**Stored data:**
☆ ☆ ☆ ☆ ☆

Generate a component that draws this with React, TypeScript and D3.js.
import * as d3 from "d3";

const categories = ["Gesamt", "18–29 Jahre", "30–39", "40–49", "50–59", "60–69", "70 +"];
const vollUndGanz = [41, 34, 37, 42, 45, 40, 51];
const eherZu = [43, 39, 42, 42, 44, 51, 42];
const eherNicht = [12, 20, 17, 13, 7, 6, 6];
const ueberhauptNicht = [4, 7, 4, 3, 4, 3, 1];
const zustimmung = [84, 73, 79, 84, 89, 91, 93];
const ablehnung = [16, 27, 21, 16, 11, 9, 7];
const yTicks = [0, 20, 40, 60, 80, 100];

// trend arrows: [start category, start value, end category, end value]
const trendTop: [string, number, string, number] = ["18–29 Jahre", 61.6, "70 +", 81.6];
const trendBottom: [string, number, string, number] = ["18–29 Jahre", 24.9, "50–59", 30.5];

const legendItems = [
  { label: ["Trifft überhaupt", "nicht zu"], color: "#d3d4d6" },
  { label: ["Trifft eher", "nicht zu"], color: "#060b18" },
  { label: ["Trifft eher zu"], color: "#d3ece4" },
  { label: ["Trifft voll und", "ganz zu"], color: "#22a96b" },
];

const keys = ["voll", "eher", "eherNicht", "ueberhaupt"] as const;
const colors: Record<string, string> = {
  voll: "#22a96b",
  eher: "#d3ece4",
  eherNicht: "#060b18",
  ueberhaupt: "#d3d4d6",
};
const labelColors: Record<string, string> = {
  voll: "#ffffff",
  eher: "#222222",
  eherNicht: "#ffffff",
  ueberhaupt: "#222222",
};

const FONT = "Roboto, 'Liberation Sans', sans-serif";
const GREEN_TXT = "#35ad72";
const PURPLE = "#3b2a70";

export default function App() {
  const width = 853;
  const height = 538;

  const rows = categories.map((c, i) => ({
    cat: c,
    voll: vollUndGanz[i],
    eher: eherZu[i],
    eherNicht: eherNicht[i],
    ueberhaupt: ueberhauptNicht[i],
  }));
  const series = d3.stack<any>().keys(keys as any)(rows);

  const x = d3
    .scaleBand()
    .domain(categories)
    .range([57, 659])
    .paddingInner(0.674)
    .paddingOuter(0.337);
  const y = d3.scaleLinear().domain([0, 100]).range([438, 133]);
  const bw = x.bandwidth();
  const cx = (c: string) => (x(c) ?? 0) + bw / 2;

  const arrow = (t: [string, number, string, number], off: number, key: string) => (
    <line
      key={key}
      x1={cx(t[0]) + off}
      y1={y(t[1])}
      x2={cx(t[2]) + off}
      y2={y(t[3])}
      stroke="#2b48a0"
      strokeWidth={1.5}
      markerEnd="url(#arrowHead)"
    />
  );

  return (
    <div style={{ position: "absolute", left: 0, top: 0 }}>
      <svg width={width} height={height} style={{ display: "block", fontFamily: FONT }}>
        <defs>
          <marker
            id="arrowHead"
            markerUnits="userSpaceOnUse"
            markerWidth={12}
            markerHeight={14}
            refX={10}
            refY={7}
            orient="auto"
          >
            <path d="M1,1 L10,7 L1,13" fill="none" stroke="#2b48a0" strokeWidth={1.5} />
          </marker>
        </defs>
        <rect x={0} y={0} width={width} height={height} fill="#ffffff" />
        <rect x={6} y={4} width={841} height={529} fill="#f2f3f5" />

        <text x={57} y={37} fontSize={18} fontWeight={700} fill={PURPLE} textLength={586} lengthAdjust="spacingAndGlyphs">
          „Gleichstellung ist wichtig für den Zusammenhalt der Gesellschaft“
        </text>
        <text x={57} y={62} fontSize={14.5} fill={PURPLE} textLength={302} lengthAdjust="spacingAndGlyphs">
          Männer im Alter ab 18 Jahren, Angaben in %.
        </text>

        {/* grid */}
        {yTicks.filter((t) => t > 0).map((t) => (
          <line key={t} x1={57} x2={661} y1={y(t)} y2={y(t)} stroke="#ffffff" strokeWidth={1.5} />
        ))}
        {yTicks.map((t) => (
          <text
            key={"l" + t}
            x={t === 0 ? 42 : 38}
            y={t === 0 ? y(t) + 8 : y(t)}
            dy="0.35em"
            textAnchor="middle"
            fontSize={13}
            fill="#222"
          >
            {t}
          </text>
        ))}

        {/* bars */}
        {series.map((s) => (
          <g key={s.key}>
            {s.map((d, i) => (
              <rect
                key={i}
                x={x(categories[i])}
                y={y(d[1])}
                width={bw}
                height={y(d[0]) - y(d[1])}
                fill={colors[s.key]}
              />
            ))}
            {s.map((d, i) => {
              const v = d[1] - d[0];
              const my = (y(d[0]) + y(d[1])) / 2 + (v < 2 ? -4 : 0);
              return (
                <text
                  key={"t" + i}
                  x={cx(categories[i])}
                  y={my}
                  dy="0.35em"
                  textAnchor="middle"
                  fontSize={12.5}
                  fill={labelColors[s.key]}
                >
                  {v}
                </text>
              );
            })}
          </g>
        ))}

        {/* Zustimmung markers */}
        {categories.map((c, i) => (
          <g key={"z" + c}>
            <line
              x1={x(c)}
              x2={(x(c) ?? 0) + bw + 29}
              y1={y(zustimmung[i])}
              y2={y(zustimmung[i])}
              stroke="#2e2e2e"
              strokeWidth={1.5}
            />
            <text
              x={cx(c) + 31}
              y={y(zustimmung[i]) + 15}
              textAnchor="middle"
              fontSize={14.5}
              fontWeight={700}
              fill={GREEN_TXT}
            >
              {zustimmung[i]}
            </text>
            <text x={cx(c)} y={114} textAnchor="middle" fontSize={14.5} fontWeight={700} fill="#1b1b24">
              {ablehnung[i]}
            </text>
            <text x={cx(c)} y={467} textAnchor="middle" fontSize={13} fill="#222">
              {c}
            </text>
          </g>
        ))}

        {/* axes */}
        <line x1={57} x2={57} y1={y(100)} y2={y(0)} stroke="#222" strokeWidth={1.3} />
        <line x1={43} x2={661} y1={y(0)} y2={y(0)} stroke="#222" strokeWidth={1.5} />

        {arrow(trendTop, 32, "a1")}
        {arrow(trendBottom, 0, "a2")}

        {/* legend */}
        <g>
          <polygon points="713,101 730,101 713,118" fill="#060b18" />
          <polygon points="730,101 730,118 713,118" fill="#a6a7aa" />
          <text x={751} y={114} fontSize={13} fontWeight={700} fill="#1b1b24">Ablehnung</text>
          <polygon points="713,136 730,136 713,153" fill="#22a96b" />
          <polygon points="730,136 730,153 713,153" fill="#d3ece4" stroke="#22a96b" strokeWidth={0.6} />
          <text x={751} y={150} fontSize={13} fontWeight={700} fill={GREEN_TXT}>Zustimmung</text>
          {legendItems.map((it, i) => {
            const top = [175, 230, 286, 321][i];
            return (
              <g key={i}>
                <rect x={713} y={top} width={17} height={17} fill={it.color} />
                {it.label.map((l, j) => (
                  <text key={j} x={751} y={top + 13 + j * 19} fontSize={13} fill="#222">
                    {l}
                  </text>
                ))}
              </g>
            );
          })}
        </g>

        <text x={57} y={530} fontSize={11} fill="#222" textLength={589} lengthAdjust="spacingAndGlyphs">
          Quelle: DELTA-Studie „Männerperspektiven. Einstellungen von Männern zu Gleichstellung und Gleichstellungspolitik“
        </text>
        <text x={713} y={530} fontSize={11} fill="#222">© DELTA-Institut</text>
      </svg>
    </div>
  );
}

☆ ☆ ☆ ☆ ☆

**What is being asked:**
Every line above should be retyped exactly as given.

**Solution to this exercise:**
Generate a component that draws this with React, TypeScript and D3.js.
import * as d3 from "d3";

const categories = ["Gesamt", "18–29 Jahre", "30–39", "40–49", "50–59", "60–69", "70 +"];
const vollUndGanz = [41, 34, 37, 42, 45, 40, 51];
const eherZu = [43, 39, 42, 42, 44, 51, 42];
const eherNicht = [12, 20, 17, 13, 7, 6, 6];
const ueberhauptNicht = [4, 7, 4, 3, 4, 3, 1];
const zustimmung = [84, 73, 79, 84, 89, 91, 93];
const ablehnung = [16, 27, 21, 16, 11, 9, 7];
const yTicks = [0, 20, 40, 60, 80, 100];

// trend arrows: [start category, start value, end category, end value]
const trendTop: [string, number, string, number] = ["18–29 Jahre", 61.6, "70 +", 81.6];
const trendBottom: [string, number, string, number] = ["18–29 Jahre", 24.9, "50–59", 30.5];

const legendItems = [
  { label: ["Trifft überhaupt", "nicht zu"], color: "#d3d4d6" },
  { label: ["Trifft eher", "nicht zu"], color: "#060b18" },
  { label: ["Trifft eher zu"], color: "#d3ece4" },
  { label: ["Trifft voll und", "ganz zu"], color: "#22a96b" },
];

const keys = ["voll", "eher", "eherNicht", "ueberhaupt"] as const;
const colors: Record<string, string> = {
  voll: "#22a96b",
  eher: "#d3ece4",
  eherNicht: "#060b18",
  ueberhaupt: "#d3d4d6",
};
const labelColors: Record<string, string> = {
  voll: "#ffffff",
  eher: "#222222",
  eherNicht: "#ffffff",
  ueberhaupt: "#222222",
};

const FONT = "Roboto, 'Liberation Sans', sans-serif";
const GREEN_TXT = "#35ad72";
const PURPLE = "#3b2a70";

export default function App() {
  const width = 853;
  const height = 538;

  const rows = categories.map((c, i) => ({
    cat: c,
    voll: vollUndGanz[i],
    eher: eherZu[i],
    eherNicht: eherNicht[i],
    ueberhaupt: ueberhauptNicht[i],
  }));
  const series = d3.stack<any>().keys(keys as any)(rows);

  const x = d3
    .scaleBand()
    .domain(categories)
    .range([57, 659])
    .paddingInner(0.674)
    .paddingOuter(0.337);
  const y = d3.scaleLinear().domain([0, 100]).range([438, 133]);
  const bw = x.bandwidth();
  const cx = (c: string) => (x(c) ?? 0) + bw / 2;

  const arrow = (t: [string, number, string, number], off: number, key: string) => (
    <line
      key={key}
      x1={cx(t[0]) + off}
      y1={y(t[1])}
      x2={cx(t[2]) + off}
      y2={y(t[3])}
      stroke="#2b48a0"
      strokeWidth={1.5}
      markerEnd="url(#arrowHead)"
    />
  );

  return (
    <div style={{ position: "absolute", left: 0, top: 0 }}>
      <svg width={width} height={height} style={{ display: "block", fontFamily: FONT }}>
        <defs>
          <marker
            id="arrowHead"
            markerUnits="userSpaceOnUse"
            markerWidth={12}
            markerHeight={14}
            refX={10}
            refY={7}
            orient="auto"
          >
            <path d="M1,1 L10,7 L1,13" fill="none" stroke="#2b48a0" strokeWidth={1.5} />
          </marker>
        </defs>
        <rect x={0} y={0} width={width} height={height} fill="#ffffff" />
        <rect x={6} y={4} width={841} height={529} fill="#f2f3f5" />

        <text x={57} y={37} fontSize={18} fontWeight={700} fill={PURPLE} textLength={586} lengthAdjust="spacingAndGlyphs">
          „Gleichstellung ist wichtig für den Zusammenhalt der Gesellschaft“
        </text>
        <text x={57} y={62} fontSize={14.5} fill={PURPLE} textLength={302} lengthAdjust="spacingAndGlyphs">
          Männer im Alter ab 18 Jahren, Angaben in %.
        </text>

        {/* grid */}
        {yTicks.filter((t) => t > 0).map((t) => (
          <line key={t} x1={57} x2={661} y1={y(t)} y2={y(t)} stroke="#ffffff" strokeWidth={1.5} />
        ))}
        {yTicks.map((t) => (
          <text
            key={"l" + t}
            x={t === 0 ? 42 : 38}
            y={t === 0 ? y(t) + 8 : y(t)}
            dy="0.35em"
            textAnchor="middle"
            fontSize={13}
            fill="#222"
          >
            {t}
          </text>
        ))}

        {/* bars */}
        {series.map((s) => (
          <g key={s.key}>
            {s.map((d, i) => (
              <rect
                key={i}
                x={x(categories[i])}
                y={y(d[1])}
                width={bw}
                height={y(d[0]) - y(d[1])}
                fill={colors[s.key]}
              />
            ))}
            {s.map((d, i) => {
              const v = d[1] - d[0];
              const my = (y(d[0]) + y(d[1])) / 2 + (v < 2 ? -4 : 0);
              return (
                <text
                  key={"t" + i}
                  x={cx(categories[i])}
                  y={my}
                  dy="0.35em"
                  textAnchor="middle"
                  fontSize={12.5}
                  fill={labelColors[s.key]}
                >
                  {v}
                </text>
              );
            })}
          </g>
        ))}

        {/* Zustimmung markers */}
        {categories.map((c, i) => (
          <g key={"z" + c}>
            <line
              x1={x(c)}
              x2={(x(c) ?? 0) + bw + 29}
              y1={y(zustimmung[i])}
              y2={y(zustimmung[i])}
              stroke="#2e2e2e"
              strokeWidth={1.5}
            />
            <text
              x={cx(c) + 31}
              y={y(zustimmung[i]) + 15}
              textAnchor="middle"
              fontSize={14.5}
              fontWeight={700}
              fill={GREEN_TXT}
            >
              {zustimmung[i]}
            </text>
            <text x={cx(c)} y={114} textAnchor="middle" fontSize={14.5} fontWeight={700} fill="#1b1b24">
              {ablehnung[i]}
            </text>
            <text x={cx(c)} y={467} textAnchor="middle" fontSize={13} fill="#222">
              {c}
            </text>
          </g>
        ))}

        {/* axes */}
        <line x1={57} x2={57} y1={y(100)} y2={y(0)} stroke="#222" strokeWidth={1.3} />
        <line x1={43} x2={661} y1={y(0)} y2={y(0)} stroke="#222" strokeWidth={1.5} />

        {arrow(trendTop, 32, "a1")}
        {arrow(trendBottom, 0, "a2")}

        {/* legend */}
        <g>
          <polygon points="713,101 730,101 713,118" fill="#060b18" />
          <polygon points="730,101 730,118 713,118" fill="#a6a7aa" />
          <text x={751} y={114} fontSize={13} fontWeight={700} fill="#1b1b24">Ablehnung</text>
          <polygon points="713,136 730,136 713,153" fill="#22a96b" />
          <polygon points="730,136 730,153 713,153" fill="#d3ece4" stroke="#22a96b" strokeWidth={0.6} />
          <text x={751} y={150} fontSize={13} fontWeight={700} fill={GREEN_TXT}>Zustimmung</text>
          {legendItems.map((it, i) => {
            const top = [175, 230, 286, 321][i];
            return (
              <g key={i}>
                <rect x={713} y={top} width={17} height={17} fill={it.color} />
                {it.label.map((l, j) => (
                  <text key={j} x={751} y={top + 13 + j * 19} fontSize={13} fill="#222">
                    {l}
                  </text>
                ))}
              </g>
            );
          })}
        </g>

        <text x={57} y={530} fontSize={11} fill="#222" textLength={589} lengthAdjust="spacingAndGlyphs">
          Quelle: DELTA-Studie „Männerperspektiven. Einstellungen von Männern zu Gleichstellung und Gleichstellungspolitik“
        </text>
        <text x={713} y={530} fontSize={11} fill="#222">© DELTA-Institut</text>
      </svg>
    </div>
  );
}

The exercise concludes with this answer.